My daughter has lost connection to her first family and her first culture; she also has been shuttled away from her second culture, and her extended family. Just this year, she has begun to really appreciate her cousins, and miss them. She has somewhat accusatorily asked me (again) recently why I can’t have kids, as if it was something I did against her. And I have had to tell her, it’s just the life we’ve got. But next time I will tell her “there is more than one path to a good life.”
And sometimes, it looks like this:
when we really, really want it to look like this:
And if I had to explain why, I’d read her chapters out of Exodus. Because they really explain everything about being human. There was this group of miserable people who were saved miraculously from eons of slavery. It involved plagues and parting seas and almighty power. And what did they do? They began complaining about being hungry about 5 minutes later. So then what happened? -(Cliff note version)- manna falls-literally falls- out of the sky, and they were happy for a day. But their compulsion was to hoard it. Instead of learning to appreciate the “manna” in our lives, we are no better than the Isrealites, wandering around the desert, looking for another idol to worship. More stuff to hoard. Not learning to trust the living holy god that literally meets our daily needs, and sometimes does a miracle or two. It’s never enough. We always want something flashier. Something more exciting. Something big and sexy that would make a good movie. And by we, I of course mean me. It is a reflection I have had to contemplate in the last week, after our city experienced an 8.2 earthquake and EVERYTHING stood. Like the wise man and his house of brick. Solid. No tsunami came, no buildings fell, no one died. Even the enormous bookshelf I had told my husband a week before to anchor to the wall fell TOWARD the wall. As in, did not come crashing down. Did not break. My daughter observed the little chalkware people on a shelf intact, and said “even they are okay mommy!” And to be really honest, in the midst of all that shaking, what mommy was really truly thinking was “Noooooo, not the tomatoes.” And then “crap! I love those little chalkware people, and they’re fer sure a broken disaster.”

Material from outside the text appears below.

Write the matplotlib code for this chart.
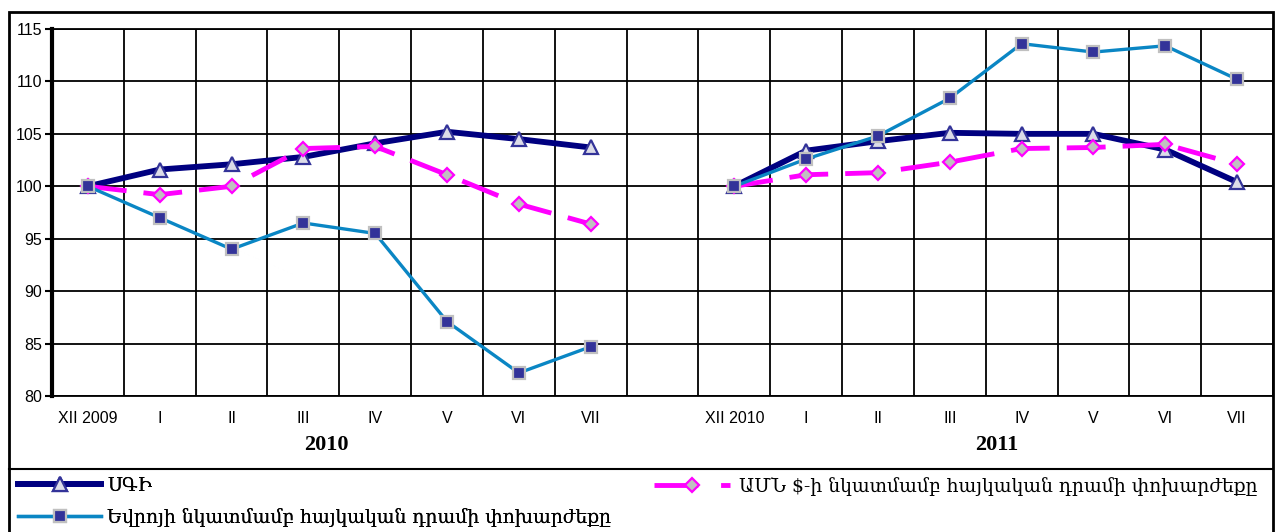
import matplotlib

matplotlib.use("Agg")
import matplotlib.pyplot as plt
import numpy as np
from matplotlib.lines import Line2D
from matplotlib.patches import Rectangle

# %% Data (index, previous December = 100)
months_2010 = ["XII 2009", "I", "II", "III", "IV", "V", "VI", "VII"]
months_2011 = ["XII 2010", "I", "II", "III", "IV", "V", "VI", "VII"]
categories = months_2010 + [""] + months_2011

cpi_2010 = [100.0, 101.6, 102.1, 102.8, 104.1, 105.2, 104.5, 103.7]
cpi_2011 = [100.0, 103.4, 104.3, 105.1, 105.0, 105.0, 103.5, 100.4]
usd_2010 = [100.0, 99.2, 100.0, 103.6, 103.8, 101.1, 98.3, 96.4]
usd_2011 = [100.0, 101.1, 101.3, 102.3, 103.6, 103.7, 104.0, 102.1]
eur_2010 = [100.0, 97.0, 94.0, 96.5, 95.5, 87.1, 82.2, 84.7]
eur_2011 = [100.0, 102.6, 104.8, 108.4, 113.6, 112.8, 113.4, 110.2]

years = ["2010", "2011"]
lbl_cpi = "ՍԳԻ"
lbl_usd = "ԱՄՆ $-ի նկատմամբ հայկական դրամի փոխարժեքը"
lbl_eur = "Եվրոյի նկատմամբ հայկական դրամի փոխարժեքը"


def join(a, b):
    return np.array(a + [np.nan] + b)


cpi = join(cpi_2010, cpi_2011)
usd = join(usd_2010, usd_2011)
eur = join(eur_2010, eur_2011)
x = np.arange(len(categories))

# %% Figure
W, H = 1279, 532
fig = plt.figure(figsize=(W / 100, H / 100), dpi=100)
ax = fig.add_axes([52 / W, 1 - 396 / H, (1273 - 52) / W, (396 - 29) / H])

NAVY = "#000080"
BLUE = "#0A86C4"
MAG = "#FF00FF"
usd_dash = (0, (8, 3.5))

cpi_style = dict(color=NAVY, lw=4.2, marker="^", ms=9.5, mfc="#DCDCE8", mec="#333399", mew=1.6)
usd_style = dict(color=MAG, lw=3.5, marker="D", ms=7.5, mfc="#C0C0C0", mec=MAG, mew=1.6)
eur_style = dict(color=BLUE, lw=2.4, marker="s", ms=8, mfc="#333399", mec="#C0C0C0", mew=1.6)

ax.plot(x, cpi, **cpi_style, zorder=3)
ax.plot(x, usd, ls=usd_dash, **usd_style, zorder=4)
ax.plot(x, eur, **eur_style, zorder=5)

ax.set_xlim(-0.5, len(categories) - 0.5)
ax.set_ylim(80, 115)
ax.set_yticks(np.arange(80, 116, 5))
ax.set_xticks(x)
ax.set_xticklabels(categories, fontfamily="Liberation Sans", fontsize=11.5)
ax.set_xticks(np.arange(0.5, len(categories) - 0.5), minor=True)
ax.tick_params(axis="x", which="both", length=0, pad=11)
ax.tick_params(axis="y", length=5, width=1.5, pad=2, labelsize=11.5)
for t in ax.get_yticklabels():
    t.set_fontfamily("Liberation Sans")
ax.grid(axis="y", which="major", color="black", lw=1.3)
ax.grid(axis="x", which="minor", color="black", lw=1.3)
ax.set_axisbelow(True)
ax.spines["left"].set_linewidth(3)
for s in ("top", "bottom", "right"):
    ax.spines[s].set_linewidth(1.3)

# year captions under the month labels
for xpos, yr in zip([3.32, 12.66], years):
    ax.text(xpos, -0.133, yr, transform=ax.get_xaxis_transform(), ha="center", va="center",
            fontfamily="Liberation Serif", fontweight="bold", fontsize=16)

# outer frame and the line above the legend
fig.add_artist(Rectangle((9 / W, -0.02), (1273 - 9) / W, 0.02 + 1 - 12 / H,
                         transform=fig.transFigure, fill=False, lw=2, color="black"))
fig.add_artist(Line2D([9 / W, 1273 / W], [1 - 469 / H] * 2, transform=fig.transFigure,
                      color="black", lw=1.5))

# %% Legend
leg_font = dict(family=["DejaVu Serif", "DejaVu Sans"], size=13.5)
h_cpi = Line2D([], [], **cpi_style)
h_eur = Line2D([], [], **eur_style)
h_usd = Line2D([], [], ls=(0, (9, 4.7)), **usd_style)
leg1 = fig.legend([h_cpi, h_eur], [lbl_cpi, lbl_eur], loc="upper left",
                  bbox_to_anchor=(18 / W, 1 - 477 / H), frameon=False, prop=leg_font,
                  handlelength=4.45, handletextpad=0.3, labelspacing=0.7,
                  borderpad=0, borderaxespad=0, numpoints=1)
fig.legend([h_usd], [lbl_usd], loc="upper left", bbox_to_anchor=(654 / W, 1 - 477 / H),
           frameon=False, prop=leg_font, handlelength=4.05, handletextpad=0.5,
           borderpad=0, borderaxespad=0, numpoints=1)
fig.add_artist(leg1)

fig.savefig("out.png", dpi=100)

And yet. Hard to exhale. Hard to stop waiting for the next thing, and just enjoy the manna. Disaster averted! A friend said a psychologist advised people experiencing post traumatic stress to just “be.” And then we laughed about “what does that mean?” Because the just being, not planning, not worrying, not doing, is…so….hard. And explains exactly why I am up way too late. I am not a good “be”er.

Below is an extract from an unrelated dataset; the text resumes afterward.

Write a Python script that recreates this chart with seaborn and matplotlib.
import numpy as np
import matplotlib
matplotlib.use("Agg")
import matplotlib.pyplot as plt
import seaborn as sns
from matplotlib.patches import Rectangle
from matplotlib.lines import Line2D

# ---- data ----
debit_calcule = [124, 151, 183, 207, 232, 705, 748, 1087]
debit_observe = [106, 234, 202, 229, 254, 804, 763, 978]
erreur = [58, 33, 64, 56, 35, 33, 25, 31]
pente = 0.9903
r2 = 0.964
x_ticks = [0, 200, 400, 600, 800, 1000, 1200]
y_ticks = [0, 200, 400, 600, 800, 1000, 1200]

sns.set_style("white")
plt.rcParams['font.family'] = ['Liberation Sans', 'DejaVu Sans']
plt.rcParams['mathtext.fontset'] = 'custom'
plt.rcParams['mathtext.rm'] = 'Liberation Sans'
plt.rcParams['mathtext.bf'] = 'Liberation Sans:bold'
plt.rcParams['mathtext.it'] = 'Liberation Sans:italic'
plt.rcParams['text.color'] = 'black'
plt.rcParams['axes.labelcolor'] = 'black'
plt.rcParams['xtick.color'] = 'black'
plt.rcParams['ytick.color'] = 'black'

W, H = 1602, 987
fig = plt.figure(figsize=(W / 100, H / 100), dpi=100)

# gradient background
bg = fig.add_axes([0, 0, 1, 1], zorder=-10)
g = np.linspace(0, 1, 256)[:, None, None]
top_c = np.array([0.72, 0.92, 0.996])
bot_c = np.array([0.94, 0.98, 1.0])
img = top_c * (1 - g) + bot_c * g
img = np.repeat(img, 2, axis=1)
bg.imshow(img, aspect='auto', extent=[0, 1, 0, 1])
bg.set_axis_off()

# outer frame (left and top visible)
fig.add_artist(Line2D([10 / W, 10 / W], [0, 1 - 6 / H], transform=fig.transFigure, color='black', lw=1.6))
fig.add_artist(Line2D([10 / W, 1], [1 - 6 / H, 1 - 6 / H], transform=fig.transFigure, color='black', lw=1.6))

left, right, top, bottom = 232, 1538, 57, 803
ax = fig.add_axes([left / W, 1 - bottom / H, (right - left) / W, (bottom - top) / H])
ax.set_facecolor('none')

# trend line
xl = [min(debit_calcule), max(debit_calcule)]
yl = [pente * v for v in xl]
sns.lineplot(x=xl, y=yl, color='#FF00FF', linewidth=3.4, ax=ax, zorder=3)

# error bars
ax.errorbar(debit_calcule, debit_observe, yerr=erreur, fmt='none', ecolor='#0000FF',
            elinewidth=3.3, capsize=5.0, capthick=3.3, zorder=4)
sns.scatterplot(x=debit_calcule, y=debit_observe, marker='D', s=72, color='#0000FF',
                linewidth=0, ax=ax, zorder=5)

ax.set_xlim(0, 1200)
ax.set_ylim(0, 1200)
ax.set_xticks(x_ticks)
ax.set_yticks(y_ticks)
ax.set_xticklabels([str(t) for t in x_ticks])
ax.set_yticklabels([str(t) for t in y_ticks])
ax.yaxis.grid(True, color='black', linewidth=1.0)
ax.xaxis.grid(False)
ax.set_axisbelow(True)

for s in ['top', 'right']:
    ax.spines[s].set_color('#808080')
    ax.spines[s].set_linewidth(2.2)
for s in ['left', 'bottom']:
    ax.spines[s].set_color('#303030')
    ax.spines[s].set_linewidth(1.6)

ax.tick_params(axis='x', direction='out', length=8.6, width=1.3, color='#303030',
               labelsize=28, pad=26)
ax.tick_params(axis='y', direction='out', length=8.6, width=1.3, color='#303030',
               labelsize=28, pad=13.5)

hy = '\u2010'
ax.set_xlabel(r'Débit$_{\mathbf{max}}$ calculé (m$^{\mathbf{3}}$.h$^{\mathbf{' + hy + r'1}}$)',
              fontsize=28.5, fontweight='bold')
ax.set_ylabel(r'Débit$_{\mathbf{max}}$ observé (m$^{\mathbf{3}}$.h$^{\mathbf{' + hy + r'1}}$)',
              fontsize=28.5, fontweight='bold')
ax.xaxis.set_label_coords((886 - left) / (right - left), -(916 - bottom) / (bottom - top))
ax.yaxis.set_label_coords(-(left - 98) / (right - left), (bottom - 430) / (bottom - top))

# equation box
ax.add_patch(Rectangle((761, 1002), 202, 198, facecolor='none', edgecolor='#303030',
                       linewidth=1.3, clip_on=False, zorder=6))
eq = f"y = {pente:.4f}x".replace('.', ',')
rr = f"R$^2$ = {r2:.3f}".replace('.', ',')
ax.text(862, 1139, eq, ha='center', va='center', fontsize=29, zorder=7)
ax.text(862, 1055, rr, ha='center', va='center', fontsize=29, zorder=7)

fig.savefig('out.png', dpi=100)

I was watching the episode of Friends a day or so ago when Phoebe introduces Monica, who is already married, to her “soul mate.” In short order, the two hit it off and discover they both dream about living in France in a “house made of cheese.” Monica’s husband watches it all unfold, almost as convinced she’s got the wrong guy as Phoebe is. But Monica gets it. She gets the principle of “the life we’ve got.” She tells Chandler later she doesn’t believe in soul mates. There are many paths to a good life. You pick someone, and you work hard to make your life together a good one. The only two variables in these scenarios are ourselves and our circumstances. We get to control one. That’s 50 percent of the pie. And just as Boynton Noyce observes, we do our best. Because, as my dad told me 1,000 times growing up, it’s all we can do.

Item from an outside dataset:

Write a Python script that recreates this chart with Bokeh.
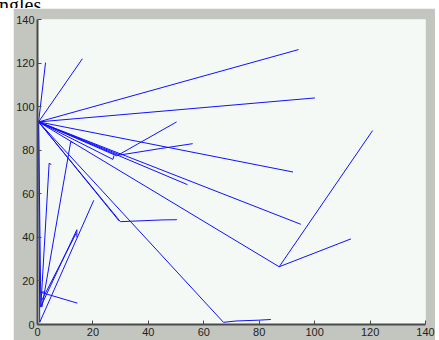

And so I conclude that a father is worth giving up all the other stuff, because a.) he’s her father, b.) he’s my husband, whom I inexplicably adore more than coffee and bookstores put together, and c.) it’s the life we’ve got. It’s really really not easy somedays. But that’s all relative, and no matter where anyone stands, there are always times when it’s really really not easy. But there are also times when the manna blankets the landscape like snow. We just have to remember. And so I try to make little alters, just like those Isrealites. For the time being, chalkware figures will have to do. Because as my daughter said-they’re okay! And so are we. And maybe the why in it all is best answered by the alters. They’re lessons in gratitude, and we’re still in school.